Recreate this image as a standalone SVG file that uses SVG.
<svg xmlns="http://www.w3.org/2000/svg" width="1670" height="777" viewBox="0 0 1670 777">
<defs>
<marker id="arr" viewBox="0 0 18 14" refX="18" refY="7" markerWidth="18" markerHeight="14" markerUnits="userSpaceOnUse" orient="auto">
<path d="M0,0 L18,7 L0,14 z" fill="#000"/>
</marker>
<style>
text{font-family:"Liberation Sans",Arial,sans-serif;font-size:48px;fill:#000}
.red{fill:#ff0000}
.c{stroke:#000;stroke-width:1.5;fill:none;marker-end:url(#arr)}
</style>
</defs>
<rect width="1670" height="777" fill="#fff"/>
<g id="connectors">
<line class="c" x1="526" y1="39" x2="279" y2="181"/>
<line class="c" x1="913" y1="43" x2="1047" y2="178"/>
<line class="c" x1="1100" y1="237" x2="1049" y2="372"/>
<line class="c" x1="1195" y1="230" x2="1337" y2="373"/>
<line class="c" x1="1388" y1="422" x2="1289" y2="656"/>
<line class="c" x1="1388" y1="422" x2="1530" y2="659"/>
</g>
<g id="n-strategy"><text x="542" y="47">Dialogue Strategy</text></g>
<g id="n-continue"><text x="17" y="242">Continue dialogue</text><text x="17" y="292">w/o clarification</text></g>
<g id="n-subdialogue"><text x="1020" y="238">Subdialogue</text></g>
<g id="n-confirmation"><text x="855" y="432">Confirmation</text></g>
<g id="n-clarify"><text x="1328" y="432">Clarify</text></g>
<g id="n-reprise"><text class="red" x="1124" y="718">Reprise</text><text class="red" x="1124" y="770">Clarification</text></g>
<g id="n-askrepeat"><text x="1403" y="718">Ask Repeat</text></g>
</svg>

◇ ◇ ◇

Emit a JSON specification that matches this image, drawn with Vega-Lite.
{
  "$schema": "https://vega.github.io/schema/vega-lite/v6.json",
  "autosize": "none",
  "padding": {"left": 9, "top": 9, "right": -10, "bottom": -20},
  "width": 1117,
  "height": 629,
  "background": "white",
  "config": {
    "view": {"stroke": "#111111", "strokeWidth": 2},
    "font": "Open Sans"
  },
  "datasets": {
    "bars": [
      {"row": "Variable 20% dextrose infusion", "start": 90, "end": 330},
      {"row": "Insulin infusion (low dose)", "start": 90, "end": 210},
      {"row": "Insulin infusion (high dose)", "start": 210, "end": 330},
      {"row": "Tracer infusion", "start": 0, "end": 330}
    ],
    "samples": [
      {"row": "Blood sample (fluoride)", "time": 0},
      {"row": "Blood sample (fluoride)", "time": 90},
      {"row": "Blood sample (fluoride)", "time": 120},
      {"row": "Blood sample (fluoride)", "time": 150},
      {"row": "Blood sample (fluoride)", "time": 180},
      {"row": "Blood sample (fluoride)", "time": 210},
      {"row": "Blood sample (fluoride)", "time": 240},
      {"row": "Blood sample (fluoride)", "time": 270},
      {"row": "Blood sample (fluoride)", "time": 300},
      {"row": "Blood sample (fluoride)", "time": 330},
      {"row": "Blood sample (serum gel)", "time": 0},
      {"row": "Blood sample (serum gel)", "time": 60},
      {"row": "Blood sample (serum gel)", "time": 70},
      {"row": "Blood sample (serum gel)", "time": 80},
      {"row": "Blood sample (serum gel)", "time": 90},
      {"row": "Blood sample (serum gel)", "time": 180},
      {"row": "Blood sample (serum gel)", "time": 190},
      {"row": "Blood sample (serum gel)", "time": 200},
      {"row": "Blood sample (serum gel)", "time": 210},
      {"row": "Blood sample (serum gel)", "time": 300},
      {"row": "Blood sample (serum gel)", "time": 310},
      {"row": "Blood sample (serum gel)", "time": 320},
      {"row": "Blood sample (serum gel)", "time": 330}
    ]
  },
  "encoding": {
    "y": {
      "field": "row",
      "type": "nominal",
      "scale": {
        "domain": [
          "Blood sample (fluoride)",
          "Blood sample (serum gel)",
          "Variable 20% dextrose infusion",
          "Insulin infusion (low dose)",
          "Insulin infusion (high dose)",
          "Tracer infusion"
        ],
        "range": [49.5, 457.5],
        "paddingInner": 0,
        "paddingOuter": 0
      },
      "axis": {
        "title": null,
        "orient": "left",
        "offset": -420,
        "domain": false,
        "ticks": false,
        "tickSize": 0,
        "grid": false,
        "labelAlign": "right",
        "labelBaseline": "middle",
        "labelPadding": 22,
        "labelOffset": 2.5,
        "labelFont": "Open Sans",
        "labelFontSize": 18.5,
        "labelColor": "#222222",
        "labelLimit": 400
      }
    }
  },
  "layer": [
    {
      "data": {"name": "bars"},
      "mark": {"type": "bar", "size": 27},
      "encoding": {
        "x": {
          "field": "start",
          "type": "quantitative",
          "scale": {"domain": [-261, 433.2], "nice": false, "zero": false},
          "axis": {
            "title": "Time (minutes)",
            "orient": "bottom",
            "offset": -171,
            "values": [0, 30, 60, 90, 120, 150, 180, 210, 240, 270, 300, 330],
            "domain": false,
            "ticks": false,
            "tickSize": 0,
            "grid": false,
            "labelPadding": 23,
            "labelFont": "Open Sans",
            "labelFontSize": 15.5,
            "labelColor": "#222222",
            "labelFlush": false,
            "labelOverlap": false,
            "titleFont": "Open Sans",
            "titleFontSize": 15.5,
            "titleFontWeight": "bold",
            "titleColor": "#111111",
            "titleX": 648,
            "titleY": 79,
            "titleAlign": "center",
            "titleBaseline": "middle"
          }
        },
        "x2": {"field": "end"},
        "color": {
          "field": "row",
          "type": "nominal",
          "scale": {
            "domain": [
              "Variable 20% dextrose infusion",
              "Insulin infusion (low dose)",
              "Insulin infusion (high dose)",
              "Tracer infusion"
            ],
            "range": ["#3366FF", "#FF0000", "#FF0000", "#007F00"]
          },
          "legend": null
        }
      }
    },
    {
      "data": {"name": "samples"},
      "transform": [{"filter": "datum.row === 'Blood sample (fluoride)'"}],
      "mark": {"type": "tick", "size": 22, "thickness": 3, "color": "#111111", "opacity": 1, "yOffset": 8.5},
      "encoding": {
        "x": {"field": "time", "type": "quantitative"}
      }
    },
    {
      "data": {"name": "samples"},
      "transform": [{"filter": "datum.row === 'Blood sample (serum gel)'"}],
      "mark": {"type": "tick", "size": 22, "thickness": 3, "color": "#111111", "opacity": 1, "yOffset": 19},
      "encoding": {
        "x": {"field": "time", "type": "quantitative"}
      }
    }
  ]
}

◇ ◇ ◇

(Written request)
Go through the material and copy out every line with "this" in it.

(Correct result)
Recreate this image as a standalone SVG file that uses SVG.
Emit a JSON specification that matches this image, drawn with Vega-Lite.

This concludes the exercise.